In a Senate Committee on Armed Services hearing today on how the Department of Defense can both leverage AI and mitigate its risks, senators and industry leaders discussed regulatory approaches to AI for commercial and defense applications, specific obstacles to being the global leader in leveraging AI that the DoD faces—and solutions to overcoming them.

Shyam Sankar, Palantir CTO, Josh Lospinoso, Shift5 CEO, and Jason Matheny, Rand Corporation CEO and Commissioner of the National Security Commission on AI provided expert testimony. The hearing was chaired by Sen. Joe Manchin (D-WV) and Sen. Mike Rounds (R-SD).

The open letter: After describing the open letter to pause AI development that the Future of Life Institute published in March, Senator Mike Rounds (R-SD) said “I think the greater risk, and I’m looking at this from a US security standpoint, is taking a pause while our competitors leap ahead of us in this field… I don’t believe that now is the time for the US to take a break.”

A pause would be “close to impossible… It’s also unclear how we would use that pause”, Matheny responded.

And “other than ceding the advantage to the adversary”, Sankar added, the pause would have no effect. “The bigger consequence is the nature of the AIs.
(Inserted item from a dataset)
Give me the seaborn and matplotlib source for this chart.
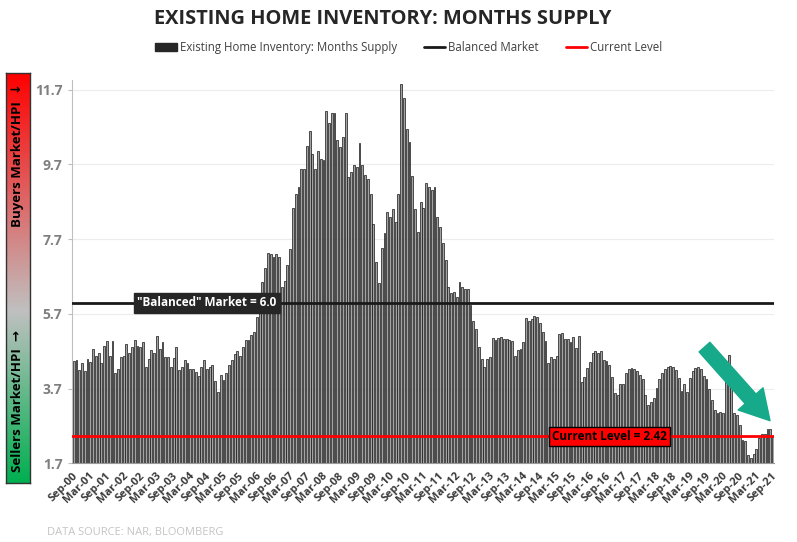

China has already said that AI should have socialist characteristics… To the extent that that becomes the standard AI for the world, is highly problematic. I would double down on the idea that a democratic AI is crucial.”
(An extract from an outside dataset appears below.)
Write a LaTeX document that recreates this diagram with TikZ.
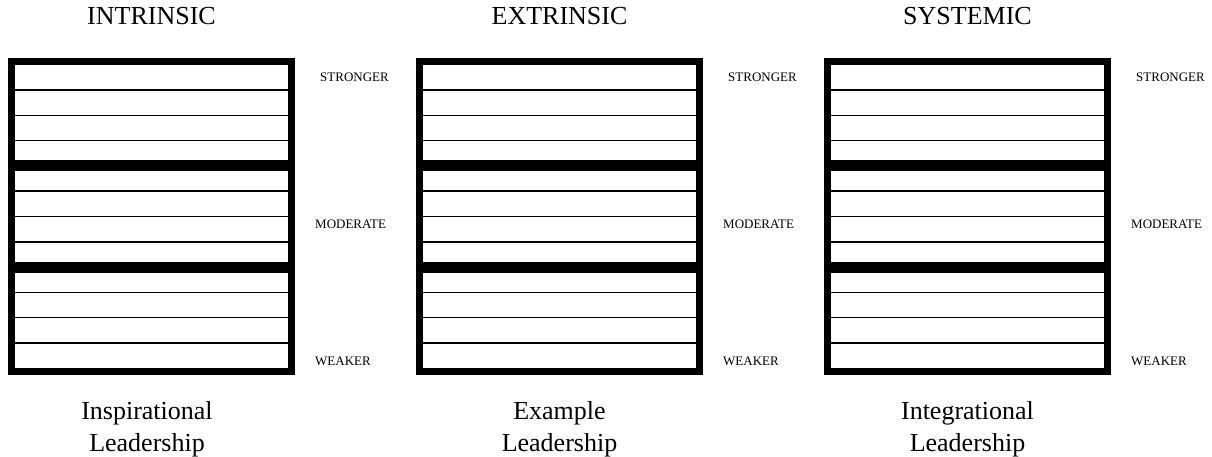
\documentclass[tikz,border=0pt]{standalone}
\usepackage{fontspec}
\setmainfont{Liberation Serif}
\begin{document}
\begin{tikzpicture}[x=1pt,y=-1pt,
  frame/.style={line width=7pt},
  rule/.style={line width=1.5pt},
  band/.style={line width=11pt},
  heading/.style={font=\fontsize{26}{32}\selectfont, anchor=base, inner sep=0pt},
  level/.style={font=\fontsize{13}{15}\selectfont, anchor=base west, inner sep=0pt},
  caption/.style={font=\fontsize{26}{32}\selectfont, align=center, anchor=north, inner sep=0pt}]
\useasboundingbox (0,0) rectangle (1212,457);
\foreach \i/\head/\cap/\cx in {0/INTRINSIC/Inspirational/147, 1/EXTRINSIC/Example/151.5, 2/SYSTEMIC/Integrational/151.5} {
  \begin{scope}[xshift=\i*408pt]
    % twelve rows, with heavy dividers between the three groups of four
    \foreach \k in {1,2,3,5,6,7,9,10,11}
      \draw[rule] (15,65+25.25*\k) -- (288,65+25.25*\k);
    \foreach \k in {4,8}
      \draw[band] (15,65+25.25*\k) -- (288,65+25.25*\k);
    \draw[frame] (11.5,61.5) rectangle (291.5,371.5);
    \node[heading] (head\i) at (151.5,25) {\head};
    \node[level] (strong\i) at (320,81.5) {STRONGER};
    \node[level] (moder\i) at (315,228.5) {MODERATE};
    \node[level] (weak\i) at (315,365.5) {WEAKER};
    \node[caption] (cap\i) at (\cx,401) {\cap\\Leadership};
  \end{scope}
}
\end{tikzpicture}
\end{document}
A pause would be “impractical”, Lospinoso agreed. “We [would] abdicate leadership on ethics and norms, not to mention practical implications of us falling behind on cyber security, military applications.”

Leveraging AI to our advantage: Palantir CTO Sankar called for the US to adopt a more hands on, accelerationist approach to AI. This, in his view, is practically a requirement for securing global, geopolitical dominance.
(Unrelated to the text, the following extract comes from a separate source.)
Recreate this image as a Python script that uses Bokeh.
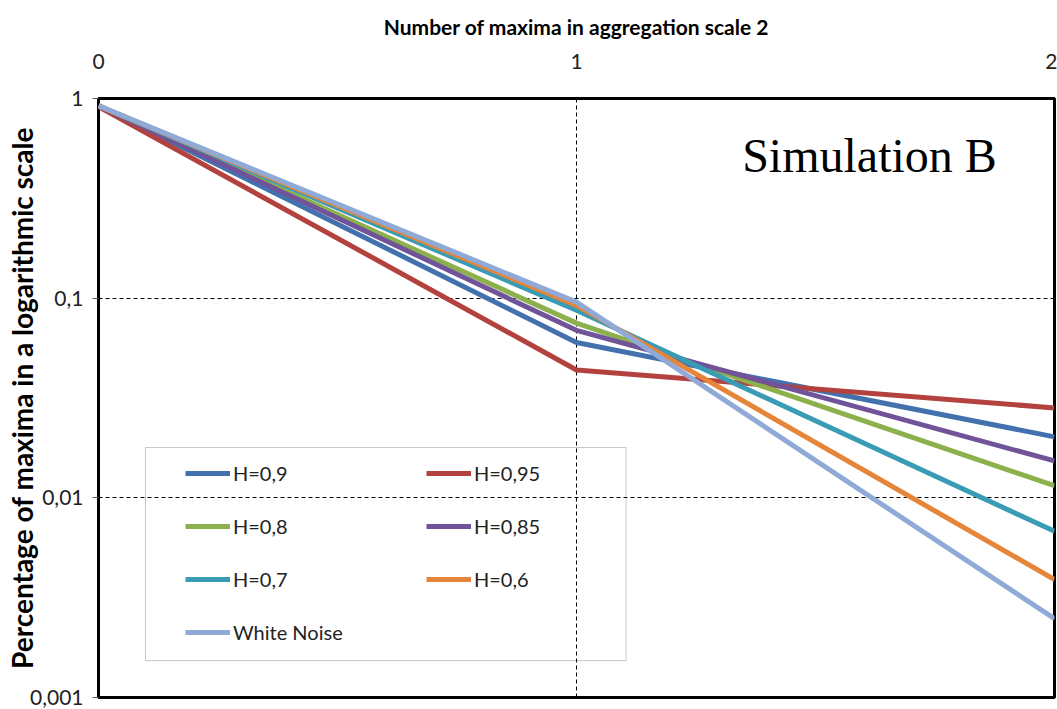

We need to “spend at least 5% of our budget on capabilities that will terrify our adversaries”, Sankar said.

“We must completely rethink what we are building and how we are building it. AI will completely change everything. Even toasters, but most certainly tanks.”

“This will be disruptive and emotional. Many incumbents in government will be affected, and they will feel threatened and dislocated”, he said. And later: “What keeps me up at night is: do we have the will? The issue of AI adoption is one of willpower. Are we adopting AI like our survival depends on it? Because I believe it does. And I think you see that in our adversaries, they [realize it’s a matter of survival].”

…Lospinoso warned that “if [this] trend [continues], China will surpass us in a decade.”

[Absurd. But as always, “funding comes from the threat”; we must not allow a meta-learning gap!]